Sao Paulo is not alone: the northern city of Maceio, has become the murder capital of the country while Rio de Janeiro, traditionally the most violent city in Brazil, is trying to change the impoverished conditions that allows crime to flourish. Murders are down, but they remain at levels unthinkable in Europe.

So, what’s the reason for this bloodshed? The answer is drugs – and one in particular.

Brazil is the world's largest consumer of crack cocaine. The right to control that market is simply too lucrative for criminals to ignore. And they’re willing to kill to get their share.

Here, Nuts lifts the lid on Brazil’s cities of murder.

Sao Paulo
The biggest city in South America (pop. 11m), Sao Paulo hit the headlines a fortnight ago when police and gang members brought bloody war to the streets. The city’s main gang is the ruthless “Primeiro Comando da Capital” which has controlled the drugs trade here since its formation in 1993.
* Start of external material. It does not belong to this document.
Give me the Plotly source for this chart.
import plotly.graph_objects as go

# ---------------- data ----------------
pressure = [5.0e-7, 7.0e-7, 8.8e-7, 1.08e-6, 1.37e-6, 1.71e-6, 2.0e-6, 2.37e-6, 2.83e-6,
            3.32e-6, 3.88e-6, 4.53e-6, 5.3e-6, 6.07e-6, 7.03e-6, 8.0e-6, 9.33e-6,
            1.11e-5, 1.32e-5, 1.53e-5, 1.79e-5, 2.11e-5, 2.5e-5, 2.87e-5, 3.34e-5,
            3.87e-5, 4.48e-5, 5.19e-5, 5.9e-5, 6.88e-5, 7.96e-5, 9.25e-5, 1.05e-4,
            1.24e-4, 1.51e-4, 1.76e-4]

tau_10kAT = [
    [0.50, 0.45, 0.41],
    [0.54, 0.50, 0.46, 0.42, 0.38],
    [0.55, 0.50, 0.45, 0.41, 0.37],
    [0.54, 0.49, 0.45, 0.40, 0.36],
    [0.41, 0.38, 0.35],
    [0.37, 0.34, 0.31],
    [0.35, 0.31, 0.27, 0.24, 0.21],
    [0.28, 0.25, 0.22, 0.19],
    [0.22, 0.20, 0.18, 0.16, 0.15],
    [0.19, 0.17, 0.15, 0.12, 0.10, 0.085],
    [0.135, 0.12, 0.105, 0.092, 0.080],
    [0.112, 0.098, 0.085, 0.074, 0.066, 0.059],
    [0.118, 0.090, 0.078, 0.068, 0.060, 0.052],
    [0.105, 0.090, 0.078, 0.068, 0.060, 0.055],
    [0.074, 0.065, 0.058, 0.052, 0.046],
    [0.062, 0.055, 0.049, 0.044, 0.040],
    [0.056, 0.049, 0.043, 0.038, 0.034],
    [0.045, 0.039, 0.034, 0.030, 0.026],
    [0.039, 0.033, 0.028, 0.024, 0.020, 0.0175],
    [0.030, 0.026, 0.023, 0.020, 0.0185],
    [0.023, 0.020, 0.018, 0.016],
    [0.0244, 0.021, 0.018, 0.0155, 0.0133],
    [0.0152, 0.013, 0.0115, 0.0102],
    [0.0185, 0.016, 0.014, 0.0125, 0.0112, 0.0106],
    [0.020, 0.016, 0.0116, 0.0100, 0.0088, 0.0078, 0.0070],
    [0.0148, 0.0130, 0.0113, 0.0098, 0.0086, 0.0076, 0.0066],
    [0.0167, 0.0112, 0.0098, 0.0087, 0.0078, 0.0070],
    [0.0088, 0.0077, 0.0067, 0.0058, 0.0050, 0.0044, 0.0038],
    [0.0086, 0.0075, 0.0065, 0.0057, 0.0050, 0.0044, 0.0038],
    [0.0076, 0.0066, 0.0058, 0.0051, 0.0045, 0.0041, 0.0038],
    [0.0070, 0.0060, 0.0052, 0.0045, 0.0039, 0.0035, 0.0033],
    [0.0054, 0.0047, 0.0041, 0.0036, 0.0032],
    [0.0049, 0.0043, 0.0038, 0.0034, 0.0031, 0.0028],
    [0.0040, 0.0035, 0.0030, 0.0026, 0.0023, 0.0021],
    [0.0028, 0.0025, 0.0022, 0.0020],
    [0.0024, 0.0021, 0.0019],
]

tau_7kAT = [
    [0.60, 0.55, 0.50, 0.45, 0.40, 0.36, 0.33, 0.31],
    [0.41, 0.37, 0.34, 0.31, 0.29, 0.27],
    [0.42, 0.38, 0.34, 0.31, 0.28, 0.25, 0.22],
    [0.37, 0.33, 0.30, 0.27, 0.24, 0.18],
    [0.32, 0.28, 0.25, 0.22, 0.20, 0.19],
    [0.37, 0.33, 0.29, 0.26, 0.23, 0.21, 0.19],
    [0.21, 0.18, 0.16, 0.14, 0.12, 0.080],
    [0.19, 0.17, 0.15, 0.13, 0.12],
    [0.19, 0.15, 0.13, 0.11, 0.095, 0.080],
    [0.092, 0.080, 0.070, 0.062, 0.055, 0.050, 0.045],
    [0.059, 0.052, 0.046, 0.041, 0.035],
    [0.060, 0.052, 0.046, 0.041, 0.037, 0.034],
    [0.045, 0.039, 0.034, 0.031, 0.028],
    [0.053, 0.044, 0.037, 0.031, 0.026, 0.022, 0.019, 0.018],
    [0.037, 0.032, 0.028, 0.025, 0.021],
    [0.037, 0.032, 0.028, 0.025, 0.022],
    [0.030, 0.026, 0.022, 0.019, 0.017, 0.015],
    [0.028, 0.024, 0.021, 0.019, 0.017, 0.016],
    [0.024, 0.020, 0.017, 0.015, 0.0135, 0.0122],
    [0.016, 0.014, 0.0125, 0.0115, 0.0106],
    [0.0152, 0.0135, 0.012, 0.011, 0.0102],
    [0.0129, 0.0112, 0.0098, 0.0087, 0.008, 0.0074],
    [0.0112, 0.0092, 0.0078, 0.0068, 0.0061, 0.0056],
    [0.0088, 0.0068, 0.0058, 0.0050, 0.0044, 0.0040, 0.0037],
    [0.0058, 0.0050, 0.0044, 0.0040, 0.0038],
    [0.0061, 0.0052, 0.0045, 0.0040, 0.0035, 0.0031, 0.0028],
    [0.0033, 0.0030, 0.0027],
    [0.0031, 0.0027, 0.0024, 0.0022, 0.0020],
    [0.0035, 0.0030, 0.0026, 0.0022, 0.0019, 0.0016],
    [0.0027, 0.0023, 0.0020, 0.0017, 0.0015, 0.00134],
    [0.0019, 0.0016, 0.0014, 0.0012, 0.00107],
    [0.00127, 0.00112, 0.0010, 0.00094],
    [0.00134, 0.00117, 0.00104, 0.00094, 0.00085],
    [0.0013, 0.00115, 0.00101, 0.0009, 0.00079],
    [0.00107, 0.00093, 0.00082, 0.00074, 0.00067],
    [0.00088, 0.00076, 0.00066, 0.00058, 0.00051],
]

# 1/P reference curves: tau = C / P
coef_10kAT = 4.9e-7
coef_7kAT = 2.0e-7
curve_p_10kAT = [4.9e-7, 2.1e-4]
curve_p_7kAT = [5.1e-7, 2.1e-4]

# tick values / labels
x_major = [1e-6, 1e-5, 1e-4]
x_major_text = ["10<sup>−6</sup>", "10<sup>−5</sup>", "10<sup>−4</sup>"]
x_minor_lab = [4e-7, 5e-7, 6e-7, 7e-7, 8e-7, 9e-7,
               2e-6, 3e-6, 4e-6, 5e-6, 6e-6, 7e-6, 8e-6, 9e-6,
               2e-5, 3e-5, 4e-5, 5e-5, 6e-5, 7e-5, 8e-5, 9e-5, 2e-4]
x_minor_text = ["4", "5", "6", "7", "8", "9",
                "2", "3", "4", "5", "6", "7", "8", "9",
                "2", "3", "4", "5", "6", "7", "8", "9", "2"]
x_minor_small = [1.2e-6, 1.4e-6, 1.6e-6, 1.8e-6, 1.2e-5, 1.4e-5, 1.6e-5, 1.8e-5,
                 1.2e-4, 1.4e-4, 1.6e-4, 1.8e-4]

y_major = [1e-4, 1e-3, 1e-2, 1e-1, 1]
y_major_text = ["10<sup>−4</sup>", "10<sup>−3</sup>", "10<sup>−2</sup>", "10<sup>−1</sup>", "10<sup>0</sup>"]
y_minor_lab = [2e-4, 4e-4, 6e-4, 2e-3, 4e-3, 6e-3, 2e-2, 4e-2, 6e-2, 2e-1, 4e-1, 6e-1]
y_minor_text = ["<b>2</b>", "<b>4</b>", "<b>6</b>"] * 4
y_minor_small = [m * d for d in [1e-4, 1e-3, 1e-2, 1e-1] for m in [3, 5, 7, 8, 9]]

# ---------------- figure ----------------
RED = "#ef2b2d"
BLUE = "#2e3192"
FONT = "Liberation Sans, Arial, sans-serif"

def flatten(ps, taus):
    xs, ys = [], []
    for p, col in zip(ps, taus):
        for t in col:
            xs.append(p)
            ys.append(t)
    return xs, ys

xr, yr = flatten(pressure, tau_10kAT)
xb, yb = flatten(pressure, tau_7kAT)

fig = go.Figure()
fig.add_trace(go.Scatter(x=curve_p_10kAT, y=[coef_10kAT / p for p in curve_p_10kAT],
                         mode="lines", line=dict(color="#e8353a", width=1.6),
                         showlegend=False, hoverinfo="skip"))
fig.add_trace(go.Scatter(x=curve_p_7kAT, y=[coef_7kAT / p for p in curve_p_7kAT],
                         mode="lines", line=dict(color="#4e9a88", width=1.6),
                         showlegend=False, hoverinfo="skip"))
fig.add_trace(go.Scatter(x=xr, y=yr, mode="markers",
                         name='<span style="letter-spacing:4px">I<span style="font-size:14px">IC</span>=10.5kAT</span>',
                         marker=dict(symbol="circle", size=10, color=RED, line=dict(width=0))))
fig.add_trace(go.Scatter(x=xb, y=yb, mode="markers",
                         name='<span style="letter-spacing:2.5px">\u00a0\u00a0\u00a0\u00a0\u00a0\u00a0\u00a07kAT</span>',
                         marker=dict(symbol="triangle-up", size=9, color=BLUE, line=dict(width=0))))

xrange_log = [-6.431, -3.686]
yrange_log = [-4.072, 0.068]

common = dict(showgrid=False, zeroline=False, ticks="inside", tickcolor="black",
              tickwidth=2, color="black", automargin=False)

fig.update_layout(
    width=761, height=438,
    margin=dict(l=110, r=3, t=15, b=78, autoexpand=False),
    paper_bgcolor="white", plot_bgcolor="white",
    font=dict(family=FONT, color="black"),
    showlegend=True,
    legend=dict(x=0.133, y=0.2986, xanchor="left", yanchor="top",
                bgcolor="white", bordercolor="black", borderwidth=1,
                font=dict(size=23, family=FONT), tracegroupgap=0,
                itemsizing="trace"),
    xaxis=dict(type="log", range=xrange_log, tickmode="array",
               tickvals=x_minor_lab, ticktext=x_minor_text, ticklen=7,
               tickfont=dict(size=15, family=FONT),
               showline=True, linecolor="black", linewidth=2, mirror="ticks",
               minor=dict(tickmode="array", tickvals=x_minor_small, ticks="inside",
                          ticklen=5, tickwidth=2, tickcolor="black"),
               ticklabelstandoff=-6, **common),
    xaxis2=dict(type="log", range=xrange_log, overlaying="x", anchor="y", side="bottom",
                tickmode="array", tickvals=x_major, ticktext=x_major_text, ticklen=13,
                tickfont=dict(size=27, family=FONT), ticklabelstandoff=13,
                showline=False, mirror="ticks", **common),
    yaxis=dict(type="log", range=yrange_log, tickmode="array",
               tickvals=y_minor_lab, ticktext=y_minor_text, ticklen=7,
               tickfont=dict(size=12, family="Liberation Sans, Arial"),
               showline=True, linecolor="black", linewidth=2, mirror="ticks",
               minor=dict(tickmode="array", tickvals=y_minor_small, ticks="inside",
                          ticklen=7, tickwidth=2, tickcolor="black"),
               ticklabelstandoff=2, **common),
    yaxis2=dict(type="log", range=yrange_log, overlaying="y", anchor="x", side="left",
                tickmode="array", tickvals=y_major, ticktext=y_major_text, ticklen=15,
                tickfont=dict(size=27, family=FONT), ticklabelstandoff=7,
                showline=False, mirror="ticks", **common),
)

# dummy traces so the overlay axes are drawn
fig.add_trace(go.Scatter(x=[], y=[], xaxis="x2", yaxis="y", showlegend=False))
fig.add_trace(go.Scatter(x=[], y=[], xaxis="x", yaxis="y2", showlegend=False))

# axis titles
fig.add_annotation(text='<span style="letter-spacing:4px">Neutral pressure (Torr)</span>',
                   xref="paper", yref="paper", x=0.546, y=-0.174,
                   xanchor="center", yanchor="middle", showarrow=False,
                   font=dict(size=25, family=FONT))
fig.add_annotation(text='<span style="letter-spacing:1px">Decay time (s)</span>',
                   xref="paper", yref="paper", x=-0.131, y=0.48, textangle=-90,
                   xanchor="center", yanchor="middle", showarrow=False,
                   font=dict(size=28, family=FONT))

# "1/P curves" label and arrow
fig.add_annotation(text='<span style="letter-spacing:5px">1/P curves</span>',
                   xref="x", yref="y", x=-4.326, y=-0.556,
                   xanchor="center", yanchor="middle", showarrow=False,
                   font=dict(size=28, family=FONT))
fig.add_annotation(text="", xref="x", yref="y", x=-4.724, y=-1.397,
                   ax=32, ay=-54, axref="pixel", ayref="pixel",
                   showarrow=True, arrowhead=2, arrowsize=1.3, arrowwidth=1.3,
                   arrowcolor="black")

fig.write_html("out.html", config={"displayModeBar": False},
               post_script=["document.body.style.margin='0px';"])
For years the PCC were seen as peacemakers in Sao Paulo, keeping crime down by their total domination of the streets. But crackdowns by the police led to resentment and the targetting of cops by the PCC. This year alone 92 policemen have been gunned down by the PCC – murders often ordered by gangsters in jails. Overall, 982 people were killed in the first nine months of 2012.

The PCC is run like a legitimate organisation with members (called “brothers”) paying a monthly fee of around $270 – used by the gang to buy weapons and drugs, and to finance bail for members under prosecution. Each PCC soldier also has to swear an oath of loyalty, and once a member has joined, leaving is not an option.


Rio de Janeiro
One of the most beautiful cities in the world, but also one with terrible levels of inequality, Rio has been plagued by gang violence since the early 1970s. Unsurprisingly, the gangs dominate the <favelas>, the slums that cling to the city’s hillsides.

The main criminal gang is the “Commando Vemelho”, formed in the 1970s when left-wing revolutionaries were put in jail by the right-wing government of the time. Once imprisoned, they got together with traditional criminals, and on release used guerilla tactics to take over areas of the city, just as cocaine use exploded and with it the chance to make previously unimaginable amounts of money.

Its enemies are the “Terceiro Comando Puro” and the “Amigos dos Amigos”, which vie for control of the drugs trade with the CV, though all three gangs have been hit by the city’s “pacification” programme which has helped to reduce the city’s murder rate.

Instead of fighting it out with the criminals on the streets, the Special Police Operations Battalion (or “Bope”) now swamp an area, drive out the gangsters and set up community projects. But with only 19 out of 130 favelas pacified, it’s a long journey – especially when a teenage boy can earn around $1,000 a week working for a gang.

The murder rate may be down since its 1990s peak but the ruthlessness of the gangs shows no sign of abating – only last month, traffickers threatened to kill one of Bope’s most successful cops – a sniffer dog called Boss.

Macieo
With an enviable position in Brazil’s tropics and miles of sandy beaches, the capital of the Alagoa province should be a paradise on earth. But as the holder of Brazil’s highest murder rate, many of the locals claim a place in heaven by the most horrific means.

With 104 out of every 100,000 people dying violently here, the city has been transformed by the huge numbers of crack addicts in the population. Whereas Rio and Sao Paulo are controlled by mafia-like organisations, Macieo is murderously chaotic with addicts and dealers shooting each other over debts of just a few dollars. One man recently told the AFP agency he’d lost five of his sons this way. Their highest unpaid debt? Twenty-five dollars.

Local police, for years underfunded and disorganised, have been powerless to stop the 185 per cent increase in killings over the last ten years, while rumours of corruption at local government level refuse to go away. Funding is on its way, but it’s too little, too late.